Supplied material →
● ● ● ●

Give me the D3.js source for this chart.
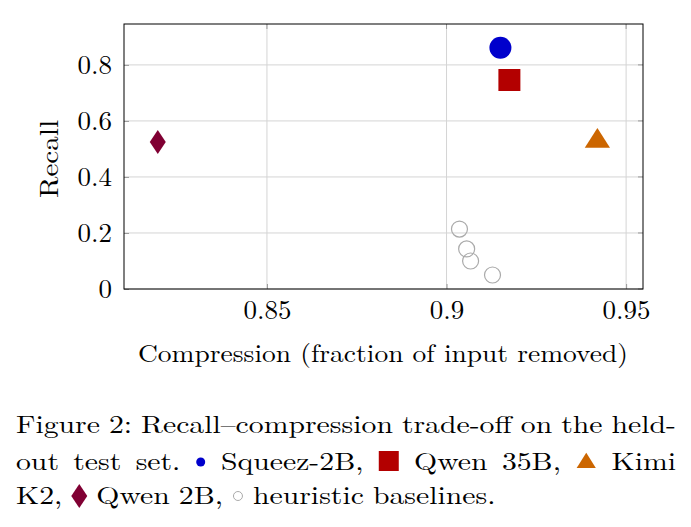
<!DOCTYPE html>
<html>
<head>
<meta charset="utf-8">
<script src="https://cdn.jsdelivr.net/npm/d3@7"></script>
<style>
  body { margin: 0; background: #fff; }
  text { font-family: "Latin Modern Roman", "Liberation Serif", "DejaVu Serif", serif; fill: #000; }
</style>
</head>
<body>
<div id="chart"></div>
<script>

// data
var models = ["Squeez-2B", "Qwen 35B", "Kimi K2", "Qwen 2B"]
var modelCompression = [0.915, 0.9175, 0.942, 0.8196]
var modelRecall = [0.861, 0.746, 0.532, 0.525]
var modelShapes = ["circle", "square", "triangle", "diamond"]
var modelColors = ["#0000cc", "#b30000", "#cc6600", "#800033"]

var baselineCompression = [0.9036, 0.9056, 0.9067, 0.9128]
var baselineRecall = [0.214, 0.143, 0.100, 0.050]

var xTicks = [0.85, 0.9, 0.95]
var yTicks = [0, 0.2, 0.4, 0.6, 0.8]

var captionLines = [
    "Figure 2: Recall\u2013compression trade-off on the held-",
    "out test set. {0} Squeez-2B, {1} Qwen 35B, {2} Kimi",
    "K2, {3} Qwen 2B, {4} heuristic baselines."
]

var W = 691, H = 527
var m = {left: 124, right: 48, top: 24, bottom: 238}
var w = W - m.left - m.right,
    h = H - m.top - m.bottom

var svg = d3.select("#chart").append("svg")
    .attr("width", W)
    .attr("height", H)

var x = d3.scaleLinear().domain([0.8102, 0.9547]).range([0, w])
var y = d3.scaleLinear().domain([0, 0.946]).range([h, 0])

var g = svg.append("g")
    .attr("transform", "translate(" + m.left + "," + m.top + ")")

// grid
g.append("g").selectAll("line")
    .data(xTicks).enter().append("line")
    .attr("x1", function (d) { return x(d) })
    .attr("x2", function (d) { return x(d) })
    .attr("y1", 0).attr("y2", h)
    .attr("stroke", "#d4d4d4").attr("stroke-width", 1)

g.append("g").selectAll("line")
    .data(yTicks).enter().append("line")
    .attr("y1", function (d) { return y(d) })
    .attr("y2", function (d) { return y(d) })
    .attr("x1", 0).attr("x2", w)
    .attr("stroke", "#d4d4d4").attr("stroke-width", 1)

// axes
var xAxis = d3.axisBottom(x).tickValues(xTicks).tickSize(-5).tickFormat(d3.format("~g"))
var yAxis = d3.axisLeft(y).tickValues(yTicks).tickSize(-5).tickFormat(d3.format("~g"))

var gx = g.append("g").attr("transform", "translate(0," + h + ")").call(xAxis)
gx.select(".domain").remove()
gx.selectAll("line").attr("stroke", "#999")
gx.selectAll("text").attr("font-size", 27).attr("y", 30).attr("dy", 0).attr("font-family", null)

var gy = g.append("g").call(yAxis)
gy.select(".domain").remove()
gy.selectAll("line").attr("stroke", "#999")
gy.selectAll("text").attr("font-size", 27).attr("x", -12).attr("dy", "0.33em").attr("font-family", null)

// ticks mirrored on top / right
g.append("g").selectAll("line").data(xTicks).enter().append("line")
    .attr("x1", function (d) { return x(d) }).attr("x2", function (d) { return x(d) })
    .attr("y1", 0).attr("y2", 5).attr("stroke", "#999")
g.append("g").selectAll("line").data(yTicks).enter().append("line")
    .attr("y1", function (d) { return y(d) }).attr("y2", function (d) { return y(d) })
    .attr("x1", w).attr("x2", w - 5).attr("stroke", "#999")

g.append("rect")
    .attr("width", w).attr("height", h)
    .attr("fill", "none").attr("stroke", "#000").attr("stroke-width", 1)

// markers
function shapePath(shape, s) {
    switch (shape) {
        case "circle":
            return d3.symbol().type(d3.symbolCircle).size(Math.PI * s * s)()
        case "square":
            return "M" + (-s) + "," + (-s) + "h" + (2 * s) + "v" + (2 * s) + "h" + (-2 * s) + "Z"
        case "triangle":
            return "M0," + (-s * 1.15) + "L" + (s * 1.2) + "," + (s * 0.75) + "L" + (-s * 1.2) + "," + (s * 0.75) + "Z"
        case "diamond":
            return "M0," + (-s * 1.2) + "L" + (s * 0.8) + ",0L0," + (s * 1.2) + "L" + (-s * 0.8) + ",0Z"
    }
}
var markerSize = [11, 11, 10.5, 10]

g.append("g").selectAll("circle")
    .data(baselineCompression).enter().append("circle")
    .attr("cx", function (d) { return x(d) })
    .attr("cy", function (d, i) { return y(baselineRecall[i]) })
    .attr("r", 8)
    .attr("fill", "none")
    .attr("stroke", "#aaaaaa")
    .attr("stroke-width", 1.2)

g.append("g").selectAll("path")
    .data(models).enter().append("path")
    .attr("transform", function (d, i) {
        return "translate(" + x(modelCompression[i]) + "," + y(modelRecall[i]) + ")"
    })
    .attr("d", function (d, i) { return shapePath(modelShapes[i], markerSize[i]) })
    .attr("fill", function (d, i) { return modelColors[i] })

// axis titles (stretched a little: the original face is wider than Times)
svg.append("text")
    .attr("x", 383).attr("y", 362)
    .attr("text-anchor", "middle").attr("font-size", 25)
    .attr("textLength", 490).attr("lengthAdjust", "spacingAndGlyphs")
    .text("Compression (fraction of input removed)")

svg.append("text")
    .attr("transform", "translate(58,159) rotate(-90)")
    .attr("text-anchor", "middle").attr("font-size", 26)
    .attr("textLength", 78).attr("lengthAdjust", "spacingAndGlyphs")
    .text("Recall")

// caption, justified like the TeX paragraph
var capLeft = 16, capRight = 676, capSize = 25
var baselines = [433, 470, 504]
var legendGlyph = [
    {shape: "circle", color: modelColors[0], s: 4.5},
    {shape: "square", color: modelColors[1], s: 10},
    {shape: "triangle", color: modelColors[2], s: 8},
    {shape: "diamond", color: modelColors[3], s: 10},
    {shape: "open", color: "#aaaaaa", s: 4.5}
]
var wordGap = capSize * 0.36

var lines = captionLines.map(function (line) {
    var items = []
    line.split(" ").forEach(function (wd) {
        var mt = /^\{(\d)\}$/.exec(wd)
        if (mt) {
            var gl = legendGlyph[+mt[1]]
            var gw = gl.shape === "circle" || gl.shape === "open" ? 12 : (gl.shape === "diamond" ? 16 : 22)
            items.push({glyph: gl, width: gw})
        } else {
            var t = svg.append("text").attr("font-size", capSize).text(wd)
            items.push({text: t, width: t.node().getComputedTextLength()})
        }
    })
    return items
})

// horizontal stretch taken from the first line, set with plain word gaps
var firstItems = lines[0]
var textW = 0
firstItems.forEach(function (it) { textW += it.width })
var k = (capRight - capLeft - wordGap * (firstItems.length - 1)) / textW

lines.forEach(function (items, li) {
    var total = 0
    items.forEach(function (it) {
        if (it.text) {
            it.width = it.width * k
            it.text.attr("textLength", it.width).attr("lengthAdjust", "spacingAndGlyphs")
        }
        total += it.width
    })
    var last = li === lines.length - 1
    var gap = last ? wordGap : (capRight - capLeft - total) / (items.length - 1)
    var cx = capLeft
    var by = baselines[li]
    items.forEach(function (it) {
        if (it.text) {
            it.text.attr("x", cx).attr("y", by)
        } else {
            var gl = it.glyph
            var gcx = cx + it.width / 2, gcy = by - 8
            if (gl.shape === "open") {
                svg.append("circle").attr("cx", gcx).attr("cy", gcy).attr("r", gl.s)
                    .attr("fill", "none").attr("stroke", gl.color).attr("stroke-width", 1)
            } else if (gl.shape === "square") {
                svg.append("path").attr("transform", "translate(" + gcx + "," + (gcy - 1) + ")")
                    .attr("d", shapePath("square", gl.s)).attr("fill", gl.color)
            } else {
                svg.append("path").attr("transform", "translate(" + gcx + "," + gcy + ")")
                    .attr("d", shapePath(gl.shape, gl.s)).attr("fill", gl.color)
            }
        }
        cx += it.width + gap
    })
})
</script>
</body>
</html>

● ● ● ●

Goal →
Repeat, exactly and in full, each line from the start of the data to the line that contains "var yTicks = [0, 0.2, 0.4, 0.6, 0.8]". Pictures do not go in.

Written solution →
Give me the D3.js source for this chart.
<!DOCTYPE html>
<html>
<head>
<meta charset="utf-8">
<script src="https://cdn.jsdelivr.net/npm/d3@7"></script>
<style>
  body { margin: 0; background: #fff; }
  text { font-family: "Latin Modern Roman", "Liberation Serif", "DejaVu Serif", serif; fill: #000; }
</style>
</head>
<body>
<div id="chart"></div>
<script>

// data
var models = ["Squeez-2B", "Qwen 35B", "Kimi K2", "Qwen 2B"]
var modelCompression = [0.915, 0.9175, 0.942, 0.8196]
var modelRecall = [0.861, 0.746, 0.532, 0.525]
var modelShapes = ["circle", "square", "triangle", "diamond"]
var modelColors = ["#0000cc", "#b30000", "#cc6600", "#800033"]

var baselineCompression = [0.9036, 0.9056, 0.9067, 0.9128]
var baselineRecall = [0.214, 0.143, 0.100, 0.050]

var xTicks = [0.85, 0.9, 0.95]
var yTicks = [0, 0.2, 0.4, 0.6, 0.8]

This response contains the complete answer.